The evidence ultimately suggests that the most effective way to safely manipulate SREBPs and PPARs is to mimic the physiologic conditions in which they evolved. For PPARs this can be achieved with a ketogenic diet (KD). In this state, it does not matter if an agonist is present because PPAR will be strongly driven simply by virtue of the conditions necessary to produce ketosis. Very few studies have been done on the KD. However, we need look no further than populations who adapted to it for their own survival. Cultures like the Inuit and Mongolians still exist on a ketogenic diet for several months of the year. For over 30 years, it has been used for extended periods of time and with minimal side effects to reduce the frequency and severity in sufferers of epileptic seizures. It may turn out that the seizures improve from reduced inflammation through activation of PPAR. One study has demonstrated that a ketogenic diet reduced hippocampal tumor necrosis factor-α (TNF-α) levels and NF-κB translocation into the nucleus 2 hr after kainic acid (KA) treatment. ³⁷ Another study demonstrated that “mice eating KD failed to gain weight despite the high caloric density of the diet. Compared with mice fed standard chow, mice fed KD transiently lost weight and then stabilized at a lower weight than chow-fed animals in a pattern that was the same as that seen calorie-restricted mice. KD fed mice had a unique metabolic and physiological profile, exhibiting increased energy expenditure and very low respiratory quotient. Insulin levels were extremely low compared with both animals fed chow and animals fed high-fat diet. Furthermore, despite the consumption of saturated fat, serum lipids did not increase.” ³⁸

The activity of sirtuin1 (SIRT1) received attention for several years because of its correlation with caloric restriction and life extension in lower phyla.

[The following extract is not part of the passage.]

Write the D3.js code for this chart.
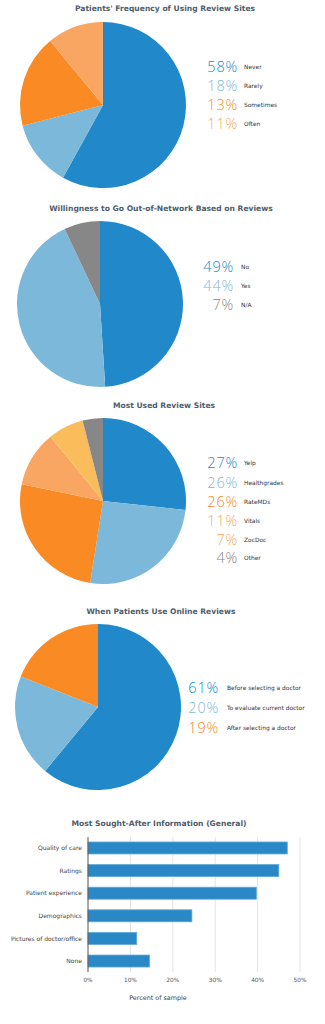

As a result, resveratrol, a known agonist for SIRT1 ²³ became the interim magic pill for those hoping to achieve longevity escape velocity. We know that SIRT1 is activated upon fasting and down-regulates both SREBPs and PPARs. ³⁹ However there is an exception. Expression of SIRT1 induces the expression of PPARα targets. ⁴⁰ PPARα is highly expressed in organ tissue. This underlying mechanism would preserve organ function in the face of food deprivation. Once again, we must ask ourselves what the effects are of artificially down-regulating signaling in the presence of normal caloric intake.

Ketones and the Kidneys

If the body is operating using glucose, the liver receives the burden and over time sustains damage and creates inflammatory chemicals that affect the entire body. If the body is operating using ketones, the kidneys receive the burden. Despite this, activation of SREBPs from diet-induced obesity or from insulin resistance activates oxidative stress, pro-inflammatory cytokines, and pro-fibrotic growth factors in the kidneys, suggesting that a burden of ketones may still be more desirable than sugar and carbohydrates. In addition, vitamin D supplementation further reduces damage to kidneys when challenged by overexpression of SREBPs. ⁴¹

In our quest to achieve longevity escape velocity, the KD is a powerful tool that mimics our physiologic evolution and can be used for up-regulating PPARs, down-regulating SREBPs, and ultimately postponing, and in some cases reversing, many of the leading causes of premature death and aging.